- 1896 Manila mutiny: Part of Philippine Revolution
| Date | December 5, 1896 |
| Location | Intramuros, Manila, Captaincy General of the Philippines |
| Result | Spanish victory Filipino mutineers fail to take any military installations. |

Belligerents
- Filipino soldiers of the 2nd Company, Regiment No. 69: Spain Guardia Civil, other Filipino troops loyal to Spain

Commanders and leaders
- Felipe Cabrera de los Reyes (captured) Protasio Añonuevo (captured): ~Ramón Blanco y Erenas

Strength
- Unknown: Unknown

Casualties and losses
- 7 captured, several killed or wounded: ~2–3 killed or wounded

= 1896 Manila mutiny =

Philippine colonial uprising

The 1896 Manila mutiny (Spanish: Motín de Manila) was a short uprising in a military installation in Manila, the capital and seat of the Spanish colonial Government in the Philippines. The skirmish was the only recorded incident of rebellion during the revolution that happened within the walls of Manila.

== Background ==

After the failed uprising by Andrés Bonifacio earlier in August, the Spanish government concentrated the majority of the Spanish-Native army in Manila against Bonifacio and his men, however, after barely a week of fighting, the Spanish army had successfully contained Bonifacio's campaign to mere hit-and-run raids on the hill towns of Montalban. The uprising in the surrounding provinces, particularly Cavite had caught the Spaniards' attention.

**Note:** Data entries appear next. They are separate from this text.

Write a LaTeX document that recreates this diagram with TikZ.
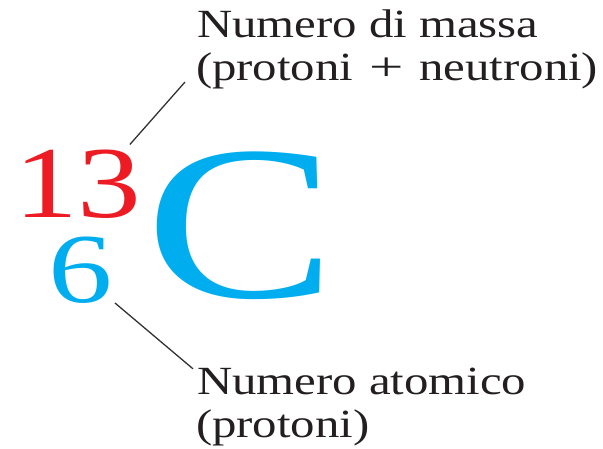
\documentclass[tikz,border=0pt]{standalone}
\usepackage{fontspec}
\setmainfont{Liberation Serif}
\definecolor{isored}{HTML}{ED1C24}
\definecolor{isocyan}{HTML}{00AEEF}
\definecolor{inkdark}{HTML}{231F20}
\begin{document}
\begin{tikzpicture}[x=1pt,y=-1pt,
  lbl/.style={anchor=base west,inner sep=0pt,outer sep=0pt,text=inkdark,font=\fontsize{40}{43}\selectfont},
  big/.style={anchor=base west,inner sep=0pt,outer sep=0pt},
  leader/.style={draw=black!80,line width=1.3pt}]
\useasboundingbox (0,0) rectangle (603,448);
% labels
\node[lbl] (massa1) at (197,37) {\scalebox{1.22}[1]{Numero di massa}};
\node[lbl] (massa2) at (196,80) {\scalebox{1.22}[1]{(protoni\hspace{3pt} \scalebox{1.25}[1]{+}\hspace{3pt} neutroni)}};
\node[lbl] (atom1) at (197,394) {\scalebox{1.22}[1]{Numero atomico}};
\node[lbl] (atom2) at (196,437) {\scalebox{1.22}[1]{(protoni)}};
% symbol
\node[big,text=isored,font=\fontsize{102}{102}\selectfont] (n13) at (14,217) {\scalebox{1.25}[1]{13}};
\node[big,text=isocyan,font=\fontsize{99}{99}\selectfont] (n6) at (48,302) {\scalebox{1.3}[1]{6}};
\node[big,text=isocyan,font=\fontsize{220}{220}\selectfont] (sym) at (145,297) {\scalebox{1.3}[1]{C}};
% leaders
\draw[leader] ([xshift=-11pt,yshift=-2pt]massa2.base west) -- ([xshift=-11.6pt,yshift=5pt]n13.north east);
\draw[leader] ([xshift=2.6pt]n6.south east) -- ([xshift=-4pt,yshift=-1.3pt]atom1.north west);
\end{tikzpicture}
\end{document}
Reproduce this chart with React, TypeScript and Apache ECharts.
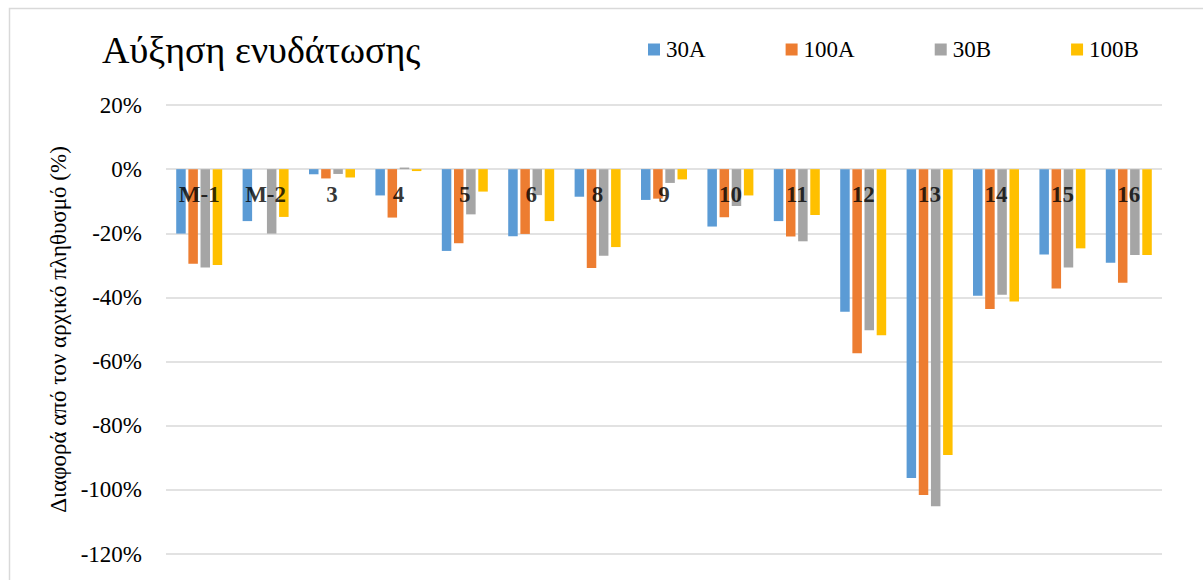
import React, { useEffect, useRef } from "react";
import * as echarts from "echarts";

const categories = ["M-1", "M-2", "3", "4", "5", "6", "8", "9", "10", "11", "12", "13", "14", "15", "16"];
const seriesNames = ["30A", "100A", "30B", "100B"];
const values30A = [-20.1, -16.2, -1.6, -8.2, -25.5, -20.9, -8.6, -9.6, -17.9, -16.2, -44.5, -96.3, -39.5, -26.6, -29.2];
const values100A = [-29.5, 0, -2.9, -15.1, -23.1, -20.2, -30.8, -9.2, -15.0, -21.0, -57.4, -101.6, -43.6, -37.2, -35.4];
const values30B = [-30.7, -20.1, -1.5, 0.5, -14.1, -8.1, -27.0, -4.3, -11.5, -22.5, -50.2, -105.1, -39.2, -30.7, -26.8];
const values100B = [-29.9, -14.9, -2.6, -0.6, -7.0, -16.2, -24.3, -3.2, -8.2, -14.3, -51.8, -89.1, -41.3, -24.7, -26.8];
const labelBaseline = categories.map(() => 0);
const colors = ["#5B9BD5", "#ED7D31", "#A5A5A5", "#FFC000"];
const titleText = "Αύξηση ενυδάτωσης";
const yAxisName = "Διαφορά από τον αρχικό πληθυσμό (%)";

const FONT = "Liberation Serif";

export default function App() {
  const ref = useRef<HTMLDivElement>(null);
  useEffect(() => {
    if (!ref.current) return;
    const chart = echarts.init(ref.current, undefined, { renderer: "svg" });
    const allValues = [values30A, values100A, values30B, values100B];
    chart.setOption({
      animation: false,
      backgroundColor: "#ffffff",
      textStyle: { fontFamily: FONT, color: "#000" },
      graphic: [
        {
          type: "rect",
          shape: { x: 9.5, y: 8.5, width: 1300, height: 700 },
          style: { fill: "none", stroke: "#d9d9d9", lineWidth: 1.5 },
          silent: true,
          z: -10,
        },
      ],
      title: {
        text: titleText,
        left: 102,
        top: 31,
        padding: 0,
        textStyle: { fontFamily: FONT, fontSize: 38, fontWeight: "normal", color: "#000" },
      },
      legend: {
        left: 648,
        top: 38,
        padding: 0,
        itemGap: 80,
        itemWidth: 12,
        itemHeight: 12,
        icon: "rect",
        data: seriesNames,
        textStyle: { fontFamily: FONT, fontSize: 23, color: "#000", padding: [0, 0, 0, 1] },
      },
      grid: { left: 166, right: 41, top: 105, height: 449, containLabel: false, outerBoundsMode: "none" },
      xAxis: {
        type: "category",
        data: categories,
        axisLine: { show: false },
        axisTick: { show: false },
        axisLabel: { show: false },
      },
      yAxis: {
        type: "value",
        min: -120,
        max: 20,
        interval: 20,
        name: yAxisName,
        nameLocation: "middle",
        nameGap: 88,
        nameRotate: 90,
        nameTextStyle: { fontFamily: FONT, fontSize: 23, color: "#000" },
        axisLine: { show: false },
        axisTick: { show: false },
        axisLabel: {
          margin: 24,
          fontFamily: FONT,
          fontSize: 23,
          color: "#000",
          formatter: "{value}%",
        },
        splitLine: { lineStyle: { color: "#d9d9d9", width: 1.5 } },
      },
      series: [
        ...seriesNames.map((name, i) => ({
          name,
          type: "bar",
          data: allValues[i],
          barWidth: 9.5,
          barGap: "28%",
          itemStyle: { color: colors[i] },
          z: 2,
        })),
        {
          name: "labels",
          type: "scatter",
          data: labelBaseline,
          symbolSize: 0,
          silent: true,
          z: 10,
          label: {
            show: true,
            position: "bottom",
            distance: 14,
            formatter: "{b}",
            fontFamily: FONT,
            fontSize: 23,
            fontWeight: "bold",
            color: "#000",
          },
        },
      ],
    });
    return () => chart.dispose();
  }, []);
  return (
    <div
      ref={ref}
      style={{ position: "absolute", left: 0, top: 0, width: 1203, height: 580 }}
    />
  );
}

=== Battle of Binakayan ===

In November, 1896, Gov. General Ramon Blanco ordered a major offensive to stop the revolution in Cavite. The attack failed to even dent the province which was now firmly under rebel control. After the battle, a period of peace where townsfolk from all over southern Luzon escaped to Cavite, came to be known as "Ang Panahon ng Tagalog" or the Tagalog era.

== The mutiny ==
On the night of 5 December 1896, Corporal Cabrera De los Reyes and Bugler Protasio Añonuevo led the native conscripts from the 2nd Company of the 69th Regiment "Iberia" to attack their Spanish officers and capture the military installations around the walled city. However, due to poor planning, the mutineers were overpowered and De los Reyes and Añonuevo along with five of their men were captured. Actual fighting lasted barely an hour and the remaining mutineers surrendered themselves to the Spaniards.

===Katipunan connection ===
The motives of the mutiny are unclear, though it is said to have been inspired by the various uprisings across Luzon particularly that of Cavite, none of the members of the regiment were suspected of being Katipuneros (soldiers of the Katipunan secret society) and they were simply inspired to rise up for freedom by the said uprisings. The two leaders of the mutineers and five of their men were brought to court for rebellion and mutiny and were executed in Bagumbayan field on 26 December 1896.

== Aftermath ==
The rebellion was barely notable to Manila society, being only a small skirmish initiated by native troops. The mutineers were put under the first of the numerous executions at Bagumbayan, the most famous of which was that of Dr. Jose Rizal.